Il virus della violenza si combatte anche rigenerando la fiducia Un senso di insicurezza si insinua nelle pieghe della nostra vita quotidiana. La paura di prendere la metropolitana, la rinuncia a partecipare a un evento pubblico, la tentazione di chiudersi in casa immaginando di poter lasciare il mondo – con tutto il suo carico di violenza – là fuori.
Ma c’è poco da fare: i virus, lo sappiamo, penetrano invisibilmente nella nostra mente e nei nostri cuori. Ce li troviamo addosso, ne sentiamo il peso. È questa la vera posta in gioco della sequenza infinita di attentati terroristici che colpiscono i momenti e i luoghi più disparati della nostra vita insieme: cambiarci dal di dentro, aumentare la diffidenza nei confronti di chi incontriamo per strada; o, peggio sviluppare sentimenti di odio e di rancore nei confronti di chi viene da una terra lontana o professa una religione differente. È questa infezione che i terroristi vogliono trasmetterci.
Ed è questo il morbo che dobbiamo impegnarci a combattere. Siamo dunque di fronte a una sfida nuova: in epoche passate, la vita poteva essere messa a repentaglio dall’attacco repentino di un gruppo di briganti che saccheggiavano e distruggevano intere comunità. Con la formazione degli Stati nazionali avevamo pensato di essere riusciti a costruire uno spazio politico dove la violenza poteva essere controllata, creando così condizioni di una vita più sicura per tutti. E oggi invece ci tocca scoprire che la malvagità trova sempre vie nuove per riemergere, costringendoci – come individui e come società – a confrontarci di nuovo col mistero dell’animo umano.
La forma del terrore che stiamo conoscendo in questi anni è plasmata dalla tecnologia di cui oggi disponiamo. Nella società polverizzata nella quale viviamo è la combinazione pericolosa tra la comunicazione che circola liberamente nella rete e la possibilità di viaggiare e spostarsi per tutti gli angoli del mondo a creare le condizioni di quel nuovo tipo di terrorismo molecolare – impalpabile e imprevedibile – di cui quasi settimanalmente ormai abbiamo notizia. Come non si stanca di ripetere papa Francesco, la causa profonda di quanto succede non va cercata tanto nelle religioni, ma nelle odiose strumentalizzazioni che di esse vengono fatte.
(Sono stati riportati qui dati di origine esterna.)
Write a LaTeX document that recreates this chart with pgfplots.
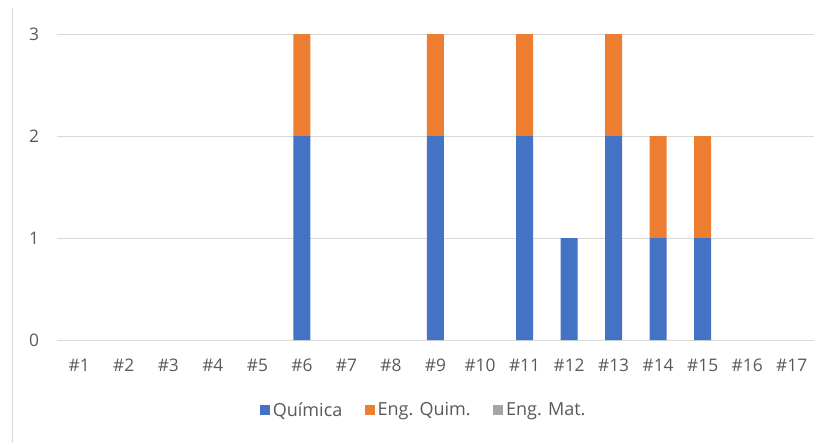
\documentclass[border=0pt]{standalone}
\usepackage{fontspec}
\setmainfont{Open Sans}
\usepackage{pgfplots}
\pgfplotsset{compat=1.18}
\definecolor{cBlue}{HTML}{4472C4}
\definecolor{cOrange}{HTML}{ED7D31}
\definecolor{cGray}{HTML}{A5A5A5}
\definecolor{cText}{HTML}{595959}
\definecolor{cGrid}{HTML}{D9D9D9}
\begin{document}
\begin{tikzpicture}
\path[use as bounding box] (0,0) rectangle (619.5pt,-332.25pt);
\draw[cGrid, line width=0.75pt] (9pt,-6pt) -- (9pt,-332.25pt);
\begin{axis}[
    at={(42.75pt,-255pt)}, anchor=south west,
    scale only axis, width=567.75pt, height=229.5pt,
    ybar stacked, bar width=12.75pt,
    xmin=0.5, xmax=17.5, ymin=0, ymax=3,
    axis line style={draw=none},
    ymajorgrids, ytick={0,1,2,3},
    grid style={cGrid, line width=0.75pt},
    xtick={1,...,17},
    xticklabels={\#1,\#2,\#3,\#4,\#5,\#6,\#7,\#8,\#9,\#10,\#11,\#12,\#13,\#14,\#15,\#16,\#17},
    major tick length=0pt,
    /pgf/number format/assume math mode=true,
    tick label style={font=\fontsize{13}{15}\selectfont, text=cText},
    yticklabel style={xshift=-10pt},
    xticklabel style={yshift=-11pt},
    legend style={draw=none, at={(0.485,-0.23)}, anchor=center,
        font=\fontsize{13.5}{15}\selectfont, text=cText,
        /tikz/every even column/.append style={column sep=15pt}},
    legend columns=3,
    legend image code/.code={\fill[#1] (0pt,-3.75pt) rectangle (7.5pt,3.75pt);},
]
\addplot[fill=cBlue, draw=none] coordinates {
(1,0) (2,0) (3,0) (4,0) (5,0) (6,2) (7,0) (8,0) (9,2) (10,0)
(11,2) (12,1) (13,2) (14,1) (15,1) (16,0) (17,0)};
\addplot[fill=cOrange, draw=none] coordinates {
(1,0) (2,0) (3,0) (4,0) (5,0) (6,1) (7,0) (8,0) (9,1) (10,0)
(11,1) (12,0) (13,1) (14,1) (15,1) (16,0) (17,0)};
\addplot[fill=cGray, draw=none] coordinates {
(1,0) (2,0) (3,0) (4,0) (5,0) (6,0) (7,0) (8,0) (9,0) (10,0)
(11,0) (12,0) (13,0) (14,0) (15,0) (16,0) (17,0)};
\legend{Química, Eng. Quim., Eng. Mat.}
\end{axis}
\end{tikzpicture}
\end{document}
Un virus dunque. Come quelli che colpiscono il nostro corpo debilitandolo senza che ce ne accorgiamo; o che si infilano nei nostri personal computer bloccandoli e rendendoli inutilizzabili. Siamo sorpresi, frastornati. Qualcuno pensa che edificando dei muri sia possibile separare il male dal bene. Ma siamo sicuri che sia questo il modo migliore per debellare il virus che è fuori ma ormai anche dentro di noi? La questione di fondo è che siamo chiamati da quest’ora della storia a ridiscutere nuovamente i termini dello stare insieme: sapendo che i virus si combattono con pazienza e metodicità, lavorando su tutti i fattori che ci proteggono dai loro attacchi ma che soprattutto li prevengono. Il problema è capire come superare questa stagione limitando il numero di vittime ed evitando che l’infezione si propaghi fino a cambiare la forma stessa della nostra società.
Per questo, nel chiedere che le forze dell’ordine e la politica facciano nel modo migliore il loro mestiere – domandando a tutti la massima responsabilità nell’uso delle parole e delle immagini – è altresì necessario che noi, come singoli cittadini, come gruppi e associazioni della società civile, come imprese e come istituzioni, non ci blocchiamo davanti al male. Il virus si combatte potenziando gli anticorpi. Che nel caso in questione sono rappresentati dalla responsabilità che ciascuno ha di non cedere alla paura e all’odio. E, in positivo, di dare il proprio contributo per rigenerare la fiducia nelle relazioni di ogni giorno, nel mantenere aperti i canali del dialogo e nel combattere le dinamiche di esclusione dalle quali la violenza nichilista trae vigore. Come sempre nella storia, anche oggi in gioco c’è il confronto tra la vita la morte.
Contrastare quel sentimento di paura che gli attentatori vogliono moltiplicare significa rimanere saldi nel pensare che il terrorismo sarà vinto perché, come tutte le forme del male, distrugge ma non costruisce. Anche se, come la storia insegna, l’attrazione della morte continua a esercitare il suo fascino, non smettiamo di credere che sarà la vita ad avere l’ultima parola.